Robert Hiner Putman, a candy maker from Tolesboro, Kentucky, near Maysville, who transplanted himself to Ft. Thomas, and his business to Cincinnati, is credited for inventing our opera cream some time in the 1910s. He and his wife operated two candy stores in downtown, and one at the Fair, a major Gilded Age department store in downtown Cincinnati. Putman’s innovation was adding rich, sweet cream into the standard fondant ‘creamed’ fillings used in French-style chocolate bon bons. Creamed fondants were basically emulsified fondants of cooled, molten sugar, none with actual cream in them, only sugar, water, and flavoring.

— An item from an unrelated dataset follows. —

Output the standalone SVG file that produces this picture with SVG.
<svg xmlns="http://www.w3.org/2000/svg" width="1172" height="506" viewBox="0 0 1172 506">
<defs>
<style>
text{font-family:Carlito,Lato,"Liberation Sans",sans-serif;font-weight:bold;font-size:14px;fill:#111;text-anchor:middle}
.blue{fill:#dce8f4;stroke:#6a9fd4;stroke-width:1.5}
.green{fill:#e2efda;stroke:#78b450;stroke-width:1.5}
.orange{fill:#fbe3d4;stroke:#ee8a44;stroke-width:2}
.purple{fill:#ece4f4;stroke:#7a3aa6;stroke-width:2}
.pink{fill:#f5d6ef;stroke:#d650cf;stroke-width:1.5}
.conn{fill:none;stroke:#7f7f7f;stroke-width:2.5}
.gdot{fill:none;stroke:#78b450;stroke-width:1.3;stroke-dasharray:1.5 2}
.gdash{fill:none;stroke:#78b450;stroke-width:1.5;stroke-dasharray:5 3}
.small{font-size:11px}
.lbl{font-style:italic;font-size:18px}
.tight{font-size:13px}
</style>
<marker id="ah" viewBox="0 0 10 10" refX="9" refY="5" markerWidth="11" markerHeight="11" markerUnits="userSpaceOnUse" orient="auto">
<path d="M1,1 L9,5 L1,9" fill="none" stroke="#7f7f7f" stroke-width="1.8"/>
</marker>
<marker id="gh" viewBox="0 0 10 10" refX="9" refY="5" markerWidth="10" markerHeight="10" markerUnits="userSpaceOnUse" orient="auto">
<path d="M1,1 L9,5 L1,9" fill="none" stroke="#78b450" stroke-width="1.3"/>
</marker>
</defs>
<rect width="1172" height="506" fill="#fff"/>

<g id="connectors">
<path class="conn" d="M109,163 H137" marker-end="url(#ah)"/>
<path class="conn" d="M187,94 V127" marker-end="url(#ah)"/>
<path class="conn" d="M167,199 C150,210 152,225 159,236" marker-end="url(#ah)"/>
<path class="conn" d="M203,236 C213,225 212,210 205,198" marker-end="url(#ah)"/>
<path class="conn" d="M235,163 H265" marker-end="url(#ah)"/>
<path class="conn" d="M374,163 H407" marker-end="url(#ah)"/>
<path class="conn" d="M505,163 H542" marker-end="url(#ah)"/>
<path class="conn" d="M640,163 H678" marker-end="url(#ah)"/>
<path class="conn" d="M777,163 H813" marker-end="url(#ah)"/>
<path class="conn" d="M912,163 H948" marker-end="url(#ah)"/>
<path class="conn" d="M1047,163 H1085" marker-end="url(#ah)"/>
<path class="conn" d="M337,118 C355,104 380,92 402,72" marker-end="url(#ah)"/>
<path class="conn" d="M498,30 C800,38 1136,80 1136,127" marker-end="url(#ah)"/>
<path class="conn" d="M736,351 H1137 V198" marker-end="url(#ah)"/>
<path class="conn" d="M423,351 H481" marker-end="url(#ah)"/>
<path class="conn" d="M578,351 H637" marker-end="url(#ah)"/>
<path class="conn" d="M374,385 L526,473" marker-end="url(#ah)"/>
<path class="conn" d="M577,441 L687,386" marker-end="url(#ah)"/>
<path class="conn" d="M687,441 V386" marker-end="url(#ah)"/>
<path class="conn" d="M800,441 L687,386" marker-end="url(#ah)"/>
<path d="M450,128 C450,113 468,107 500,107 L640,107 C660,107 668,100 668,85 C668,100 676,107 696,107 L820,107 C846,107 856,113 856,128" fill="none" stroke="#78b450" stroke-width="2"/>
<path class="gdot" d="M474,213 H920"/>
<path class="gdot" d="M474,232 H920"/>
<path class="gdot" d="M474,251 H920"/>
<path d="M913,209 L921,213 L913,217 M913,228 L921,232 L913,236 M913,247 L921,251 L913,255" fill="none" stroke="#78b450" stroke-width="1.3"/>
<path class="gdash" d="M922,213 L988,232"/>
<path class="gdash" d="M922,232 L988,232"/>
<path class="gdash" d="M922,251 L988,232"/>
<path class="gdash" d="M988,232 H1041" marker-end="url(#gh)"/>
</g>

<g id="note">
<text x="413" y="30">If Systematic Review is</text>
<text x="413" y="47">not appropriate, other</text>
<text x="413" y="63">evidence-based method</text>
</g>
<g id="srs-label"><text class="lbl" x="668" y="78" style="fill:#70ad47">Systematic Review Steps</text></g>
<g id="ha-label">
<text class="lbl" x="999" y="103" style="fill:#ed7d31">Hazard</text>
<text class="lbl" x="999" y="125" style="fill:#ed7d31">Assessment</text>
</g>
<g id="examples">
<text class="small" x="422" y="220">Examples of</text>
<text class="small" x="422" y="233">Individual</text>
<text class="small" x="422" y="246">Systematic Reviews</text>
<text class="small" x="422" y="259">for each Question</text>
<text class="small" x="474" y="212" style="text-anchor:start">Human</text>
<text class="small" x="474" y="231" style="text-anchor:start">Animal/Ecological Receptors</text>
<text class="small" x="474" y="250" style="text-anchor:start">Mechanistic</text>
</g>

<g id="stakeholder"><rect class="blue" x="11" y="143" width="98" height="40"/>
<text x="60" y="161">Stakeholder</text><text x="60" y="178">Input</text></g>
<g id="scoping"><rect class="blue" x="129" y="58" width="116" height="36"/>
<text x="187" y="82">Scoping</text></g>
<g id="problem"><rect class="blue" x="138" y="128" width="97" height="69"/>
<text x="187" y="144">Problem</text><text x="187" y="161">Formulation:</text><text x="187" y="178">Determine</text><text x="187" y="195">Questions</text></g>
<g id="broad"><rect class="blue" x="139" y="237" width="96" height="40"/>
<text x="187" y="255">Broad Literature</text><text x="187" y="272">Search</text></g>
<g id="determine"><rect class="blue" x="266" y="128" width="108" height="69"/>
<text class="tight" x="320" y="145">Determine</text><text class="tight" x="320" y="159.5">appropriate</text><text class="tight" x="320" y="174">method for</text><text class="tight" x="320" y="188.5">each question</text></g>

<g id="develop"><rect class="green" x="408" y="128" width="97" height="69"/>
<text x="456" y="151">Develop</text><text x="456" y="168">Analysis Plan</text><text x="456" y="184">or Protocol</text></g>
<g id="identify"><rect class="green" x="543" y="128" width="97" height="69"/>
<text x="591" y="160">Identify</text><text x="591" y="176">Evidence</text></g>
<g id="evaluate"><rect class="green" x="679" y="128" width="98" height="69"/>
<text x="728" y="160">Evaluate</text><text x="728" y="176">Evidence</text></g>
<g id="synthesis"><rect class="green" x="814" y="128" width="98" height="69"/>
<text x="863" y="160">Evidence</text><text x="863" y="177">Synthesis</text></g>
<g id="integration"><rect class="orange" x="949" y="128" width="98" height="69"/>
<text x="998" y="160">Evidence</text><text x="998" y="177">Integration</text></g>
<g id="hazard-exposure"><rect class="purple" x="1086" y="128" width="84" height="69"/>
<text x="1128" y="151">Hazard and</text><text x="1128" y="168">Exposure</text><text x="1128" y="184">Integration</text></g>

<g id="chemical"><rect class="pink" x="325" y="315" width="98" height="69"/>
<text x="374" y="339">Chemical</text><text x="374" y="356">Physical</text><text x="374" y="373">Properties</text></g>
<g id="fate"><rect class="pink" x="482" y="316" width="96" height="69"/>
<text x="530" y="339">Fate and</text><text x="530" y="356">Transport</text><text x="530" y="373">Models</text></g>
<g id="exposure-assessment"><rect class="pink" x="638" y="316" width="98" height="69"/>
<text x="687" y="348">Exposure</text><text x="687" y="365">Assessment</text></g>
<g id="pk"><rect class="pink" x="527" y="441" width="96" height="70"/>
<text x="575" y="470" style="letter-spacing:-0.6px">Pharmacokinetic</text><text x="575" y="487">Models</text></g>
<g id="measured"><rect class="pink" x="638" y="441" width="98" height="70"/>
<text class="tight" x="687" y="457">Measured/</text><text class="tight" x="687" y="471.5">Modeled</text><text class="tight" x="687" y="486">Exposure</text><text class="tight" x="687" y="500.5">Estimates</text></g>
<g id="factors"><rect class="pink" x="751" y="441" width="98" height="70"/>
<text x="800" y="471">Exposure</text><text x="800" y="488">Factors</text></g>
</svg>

Convenient for Cincinnati candy makers, a Dayton, Ohio , company invented what is called the Ball Cream Beater, the machine that all makers of Opera Creams use to make the delicious filling inside the chocolate coating. It was designed to make any creamed fondant type of filling for chocolate bon bons from maple cream to mint creams to pineapple creams. The “Dayton Beater” as it’s called, was patented in 1905. All the advertisements for it in the Confectioner’s Association trade journals proclaim “Every Candy maker must own one.” And for sure, anyone that makes opera creams needs one.

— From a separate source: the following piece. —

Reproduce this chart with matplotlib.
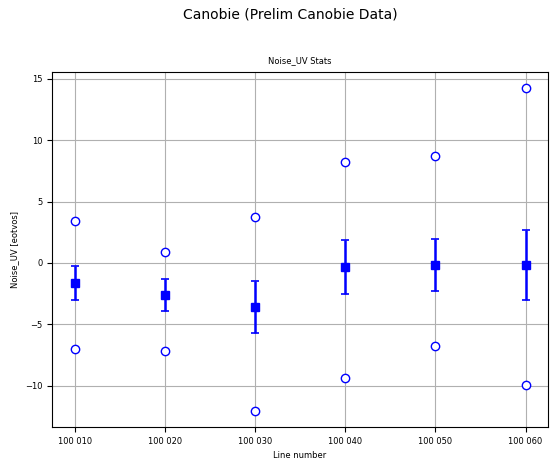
import matplotlib

matplotlib.use("Agg")
import matplotlib.pyplot as plt
from matplotlib.ticker import FuncFormatter

lines = [100010, 100020, 100030, 100040, 100050, 100060]
mean_vals = [-1.63, -2.6, -3.58, -0.33, -0.15, -0.15]
std_vals = [1.35, 1.3, 2.1, 2.2, 2.1, 2.85]
max_vals = [3.42, 0.9, 3.75, 8.22, 8.7, 14.25]
min_vals = [-7.0, -7.17, -12.05, -9.36, -6.76, -9.93]

fig = plt.figure(figsize=(5.57, 4.70), dpi=100)
ax = fig.add_axes([0.0934, 0.0915, 0.8906, 0.7555])
fig.suptitle("Canobie (Prelim Canobie Data)", fontsize=10, x=0.522, y=0.985)

ax.errorbar(lines, mean_vals, yerr=std_vals, fmt="s", color="blue",
            markersize=6, elinewidth=1.8, capsize=3, capthick=1.2, zorder=3)
ax.plot(lines, max_vals, "o", markerfacecolor="white", markeredgecolor="blue",
        markersize=6, markeredgewidth=1.0, zorder=3)
ax.plot(lines, min_vals, "o", markerfacecolor="white", markeredgecolor="blue",
        markersize=6, markeredgewidth=1.0, zorder=3)

ax.set_xticks(lines)
ax.xaxis.set_major_formatter(FuncFormatter(lambda v, p: f"{int(v):,}".replace(",", " ")))
ax.set_title("Noise_UV Stats", fontsize=6)
ax.set_xlabel("Line number", fontsize=6)
ax.set_ylabel("Noise_UV [eotvos]", fontsize=6)
ax.tick_params(labelsize=6)
ax.grid(True, color="#b0b0b0", linewidth=0.8)
ax.set_axisbelow(True)

fig.savefig("out.png", dpi=100)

The ball cream beater is a water-jacketed, horizontal, round mixer that is designed to cream a cooling molten mass of sugar and other ingredients into a candy center for use in chocolates. Oddly enough, it’s the same type of machine used to emulsify pork to make our Cincinnati Brats.
It’s a huge and heavy piece of equipment that once it’s installed, is rarely removed. The now defunct Sam’s Candy in Covington still has their original 1910s Ball Cream beater in the basement of what was once the soda fountain and candy store at street level. Fawn candy has theirs in the basement of their original Westwood candy factory.
Sam’s Ball Cream Beater in Covington, Kentucky (left) and Fawn’s in Westwood (right).
It is so important a piece of candy making history that our Smithsonian National Museum of American history has a Dayton Ball Cream Beater catalogue in their collection.
Instructions for how to use a ball cream beater are given in the Up to date Candy Teacher in 1921 by Charles Apell. Although there’s no recipe for opera cream ‘fondant’ – it’s the same basic procedure, with the ingredients of our opera cream being a bit different. After melting the sugar and cream together, and the mixer poured with cold water, the candy is poured onto the table of the Ball Cream Beater. When it stops bubbling, cold water is poured on top to prevent a sugar crust forming on top that would give the resulting fondant a grainy texture. Then the water cooling jacket is turned on until an impression can be made in the surface of the candy. Then the water is turned off, and the mixer turned on to ‘cream’ it into fondant. Once creamed, it is cut into it’s desired shape, and placed in tubs to be either dipped in chocolate or put on a chocolate enrober.
Now nearly every candy company in Greater Cincinnati makes its own Opera Creams. You can find them from Papas, Schneider’s in Bellevue, Sweet Tooth in Newport, Esther Price, Aglamesis, Graeters, Fawn, and others. And Easter is the time to taste all the lovely varieties!